I love this idea!  Although the immediacy of punishment is important in decreasing future disruptive behaviors, this approach gives the student motivation to change the behaviors instead of relying only on punishment, which is less effective than positive & negative reinforcement and also leads to numerous pernicious side-effects, like increased aggression.

I am going to do my student teaching next semester and I feel that you had a lot of great ideas. I like the "no more phone calls for bad behavior." Since I am in going for a secondary education in mathematics, I feel that students need to respect the teacher and more importantly the other students in the room. I know that a phone call home would not due much for students who don't care, but I feel that is a small portion of the class. I have see teacher do a phone call home to let their parents know how well their students have done or behave in their class. My parents received a phone call like this with my sister last year. My parents felt very proud of her that she was the only student who received an A on the test.

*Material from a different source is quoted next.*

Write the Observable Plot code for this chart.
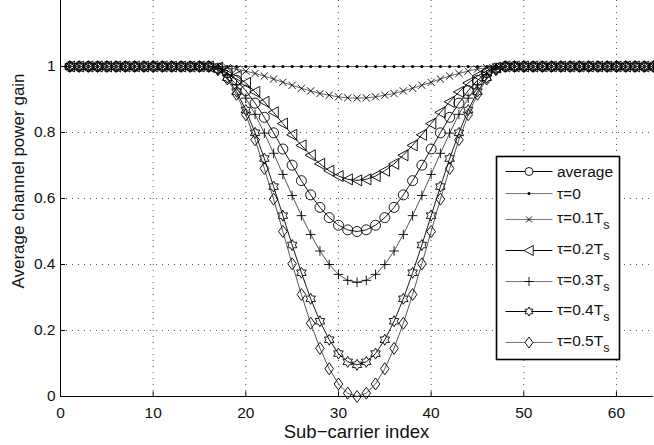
<!DOCTYPE html>
<html>
<head>
<meta charset="utf-8">
<script src="https://cdn.jsdelivr.net/npm/d3@7"></script>
<script src="https://cdn.jsdelivr.net/npm/@observablehq/plot@0.6"></script>
<style>
  html, body { margin: 0; padding: 0; background: #fff; }
  #chart { position: relative; width: 654px; height: 445px; }
  svg { font-family: "Liberation Sans", Arial, Helvetica, sans-serif; }
</style>
</head>
<body>
<div id="chart"></div>
<script>
// ---- data ----
const subcarrier = [1,2,3,4,5,6,7,8,9,10,11,12,13,14,15,16,17,18,19,20,21,22,23,24,25,26,27,28,29,30,31,32,
  33,34,35,36,37,38,39,40,41,42,43,44,45,46,47,48,49,50,51,52,53,54,55,56,57,58,59,60,61,62,63,64];

const average = [1,1,1,1,1,1,1,1,1,1,1,1,1,1,1,1,
  0.995,0.981,0.958,0.927,0.889,0.846,0.799,0.750,0.701,0.654,0.611,0.573,0.542,0.519,0.505,
  0.500,
  0.505,0.519,0.542,0.573,0.611,0.654,0.701,0.750,0.799,0.846,0.889,0.927,0.958,0.981,0.995,
  1,1,1,1,1,1,1,1,1,1,1,1,1,1,1,1,1];

const tau00 = [1,1,1,1,1,1,1,1,1,1,1,1,1,1,1,1,1,1,1,1,1,1,1,1,1,1,1,1,1,1,1,1,
  1,1,1,1,1,1,1,1,1,1,1,1,1,1,1,1,1,1,1,1,1,1,1,1,1,1,1,1,1,1,1,1];

const tau01 = [1,1,1,1,1,1,1,1,1,1,1,1,1,1,1,1,
  0.999,0.996,0.992,0.986,0.979,0.971,0.962,0.952,0.943,0.934,0.926,0.918,0.913,0.908,0.905,
  0.904,
  0.905,0.908,0.913,0.918,0.926,0.934,0.943,0.952,0.962,0.971,0.979,0.986,0.992,0.996,0.999,
  1,1,1,1,1,1,1,1,1,1,1,1,1,1,1,1,1];

const tau02 = [1,1,1,1,1,1,1,1,1,1,1,1,1,1,1,1,
  0.997,0.987,0.971,0.950,0.923,0.893,0.861,0.827,0.793,0.761,0.731,0.705,0.684,0.668,0.658,
  0.655,
  0.658,0.668,0.684,0.705,0.731,0.761,0.793,0.827,0.861,0.893,0.923,0.950,0.971,0.987,0.997,
  1,1,1,1,1,1,1,1,1,1,1,1,1,1,1,1,1];

const tau03 = [1,1,1,1,1,1,1,1,1,1,1,1,1,1,1,1,
  0.993,0.975,0.945,0.904,0.855,0.798,0.737,0.673,0.609,0.548,0.491,0.441,0.400,0.370,0.352,
  0.346,
  0.352,0.370,0.400,0.441,0.491,0.548,0.609,0.673,0.737,0.798,0.855,0.904,0.945,0.975,0.993,
  1,1,1,1,1,1,1,1,1,1,1,1,1,1,1,1,1];

const tau04 = [1,1,1,1,1,1,1,1,1,1,1,1,1,1,1,1,
  0.991,0.966,0.924,0.868,0.799,0.721,0.636,0.548,0.459,0.375,0.296,0.228,0.172,0.130,0.105,
  0.096,
  0.105,0.130,0.172,0.228,0.296,0.375,0.459,0.548,0.636,0.721,0.799,0.868,0.924,0.966,0.991,
  1,1,1,1,1,1,1,1,1,1,1,1,1,1,1,1,1];

const tau05 = [1,1,1,1,1,1,1,1,1,1,1,1,1,1,1,1,
  0.990,0.962,0.916,0.854,0.778,0.691,0.598,0.500,0.402,0.309,0.222,0.146,0.084,0.038,0.010,
  0.000,
  0.010,0.038,0.084,0.146,0.222,0.309,0.402,0.500,0.598,0.691,0.778,0.854,0.916,0.962,0.990,
  1,1,1,1,1,1,1,1,1,1,1,1,1,1,1,1,1];

const xTicks = [0, 10, 20, 30, 40, 50, 60];
const yTicks = [0, 0.2, 0.4, 0.6, 0.8, 1];
const legendNames = ["average", "τ=0", "τ=0.1T", "τ=0.2T", "τ=0.3T", "τ=0.4T", "τ=0.5T"];
const legendSubs  = ["", "", "s", "s", "s", "s", "s"];
const xLabel = "Sub−carrier index";
const yLabel = "Average channel power gain";

// ---- marker shapes ----
const rad = s => Math.sqrt(s / Math.PI);
const symCircle = {draw(c, s) { const r = rad(s); c.moveTo(r, 0); c.arc(0, 0, r, 0, 2 * Math.PI); }};
const symDot = {draw(c, s) { const r = rad(s); c.moveTo(r, 0); c.arc(0, 0, r, 0, 2 * Math.PI); }};
const symTimes = {draw(c, s) { const r = rad(s); c.moveTo(-r, -r); c.lineTo(r, r); c.moveTo(-r, r); c.lineTo(r, -r); }};
const symTriLeft = {draw(c, s) { const r = rad(s); c.moveTo(-r, 0); c.lineTo(r * 0.85, -r); c.lineTo(r * 0.85, r); c.closePath(); }};
const symPlus = {draw(c, s) { const r = rad(s); c.moveTo(-r, 0); c.lineTo(r, 0); c.moveTo(0, -r); c.lineTo(0, r); }};
const symHexagram = {draw(c, s) {
  const R = rad(s), ri = R / Math.sqrt(3);
  for (let k = 0; k < 12; k++) {
    const a = -Math.PI / 2 + k * Math.PI / 6, rr = k % 2 === 0 ? R : ri;
    const px = rr * Math.cos(a), py = rr * Math.sin(a);
    if (k === 0) c.moveTo(px, py); else c.lineTo(px, py);
  }
  c.closePath();
}};
const symDiamond = {draw(c, s) { const r = rad(s); c.moveTo(0, -r); c.lineTo(r * 0.72, 0); c.lineTo(0, r); c.lineTo(-r * 0.72, 0); c.closePath(); }};

const series = [
  {values: average, symbol: symCircle,   r: 5,   lr: 4,   line: "#000", fill: "none"},
  {values: tau00,   symbol: symDot,      r: 1.6, lr: 1.5, line: "#555", fill: "#000"},
  {values: tau01,   symbol: symTimes,    r: 3.6, lr: 3,   line: "#555", fill: "none"},
  {values: tau02,   symbol: symTriLeft,  r: 5.5, lr: 5,   line: "#000", fill: "none"},
  {values: tau03,   symbol: symPlus,     r: 4.8, lr: 4.5, line: "#444", fill: "none"},
  {values: tau04,   symbol: symHexagram, r: 5.5, lr: 4.5, line: "#000", fill: "none"},
  {values: tau05,   symbol: symDiamond,  r: 6,   lr: 5.5, line: "#444", fill: "none"}
];

const font = '"Liberation Sans", Arial, Helvetica, sans-serif';
const gridStyle = {stroke: "#555", strokeWidth: 1, strokeDasharray: "1,5"};

const marks = [
  Plot.ruleX(xTicks.filter(d => d > 0), gridStyle),
  Plot.ruleY(yTicks.filter(d => d > 0), gridStyle),
  Plot.ruleX([0], {stroke: "#000", strokeWidth: 1}),
  Plot.ruleY([0], {stroke: "#000", strokeWidth: 1}),
  Plot.ruleX(xTicks, {y1: 0, y2: 0.014, stroke: "#000", strokeWidth: 1}),
  Plot.ruleY(yTicks, {x1: 0, x2: 0.55, stroke: "#000", strokeWidth: 1})
];

series.forEach((s) => {
  const rows = subcarrier.map((x, i) => ({x, y: s.values[i]}));
  marks.push(Plot.line(rows, {x: "x", y: "y", stroke: s.line, strokeWidth: 0.9}));
  marks.push(Plot.dot(rows, {x: "x", y: "y", symbol: s.symbol, r: s.r,
    stroke: s.fill === "none" ? "#000" : "none", fill: s.fill, strokeWidth: 0.9}));
});

const chart = Plot.plot({
  width: 654,
  height: 445,
  marginLeft: 60,
  marginRight: 1,
  marginTop: 0,
  marginBottom: 49,
  style: {fontSize: "15.5px", fontFamily: font, background: "#fff", color: "#111", overflow: "visible"},
  x: {domain: [0, 64], ticks: xTicks, tickSize: 0, tickPadding: 10, label: null, tickFormat: d => String(d)},
  y: {domain: [0, 1.2], ticks: yTicks, tickSize: 0, tickPadding: 5, label: null, tickFormat: d => String(d)},
  marks
});

document.getElementById("chart").appendChild(chart);

// axis titles
const svg = d3.select(chart);
svg.append("text")
  .attr("x", 356.5).attr("y", 437.5)
  .attr("text-anchor", "middle")
  .attr("font-size", "18.5px").attr("font-family", font).attr("fill", "#111")
  .text(xLabel);
svg.append("text")
  .attr("transform", "translate(24,181) rotate(-90)")
  .attr("text-anchor", "middle")
  .attr("font-size", "17px").attr("font-family", font).attr("fill", "#111")
  .text(yLabel);

// legend
const lg = svg.append("g").attr("transform", "translate(496.5,156.5)");
lg.append("rect").attr("width", 123).attr("height", 203)
  .attr("fill", "#fff").attr("stroke", "#000").attr("stroke-width", 1.6);
const rowY = [15, 37, 63, 94, 125, 155, 186];
series.forEach((s, i) => {
  const y = rowY[i];
  lg.append("line").attr("x1", 9).attr("x2", 56).attr("y1", y).attr("y2", y)
    .attr("stroke", s.line === "#000" ? "#000" : "#777").attr("stroke-width", 1);
  lg.append("path")
    .attr("transform", `translate(32.5,${y})`)
    .attr("d", d3.symbol(s.symbol, s.lr * s.lr * Math.PI)())
    .attr("fill", s.fill === "none" ? "#fff" : s.fill)
    .attr("stroke", s.fill === "none" ? "#000" : "none")
    .attr("stroke-width", 0.9);
  const t = lg.append("text")
    .attr("x", 60.5)
    .attr("y", y + (legendSubs[i] ? 3 : 5.5))
    .attr("text-anchor", "start")
    .attr("font-size", "15.5px").attr("font-family", font).attr("fill", "#111");
  t.append("tspan").text(legendNames[i]);
  if (legendSubs[i]) {
    t.append("tspan").attr("dy", 6).attr("font-size", "12.5px").text(legendSubs[i]);
  }
});
</script>
</body>
</html>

We have talked about a "secret sign" in my classroom management class. I see this being a very effective tool for students who don't know when they are being disruptive to the whole. I have seen this tool be used before while observing a teacher. The teacher had a student who talked a lot and would not stop. Every time the teacher went over to him, she would give him the worksheet to start working so he would not be disruptive during the lecture. I felt that this help him focus on a task while all the other students were trying to learn.

Thank you so much, Alex, for sharing your thoughts and experiences!

This is a great post! I really like the positive approach to behavior and reflection. Often times, we don't get to the "why" with students. We need to help students understand their motivation and actions. Some of the points Ferlazzo made I will test out.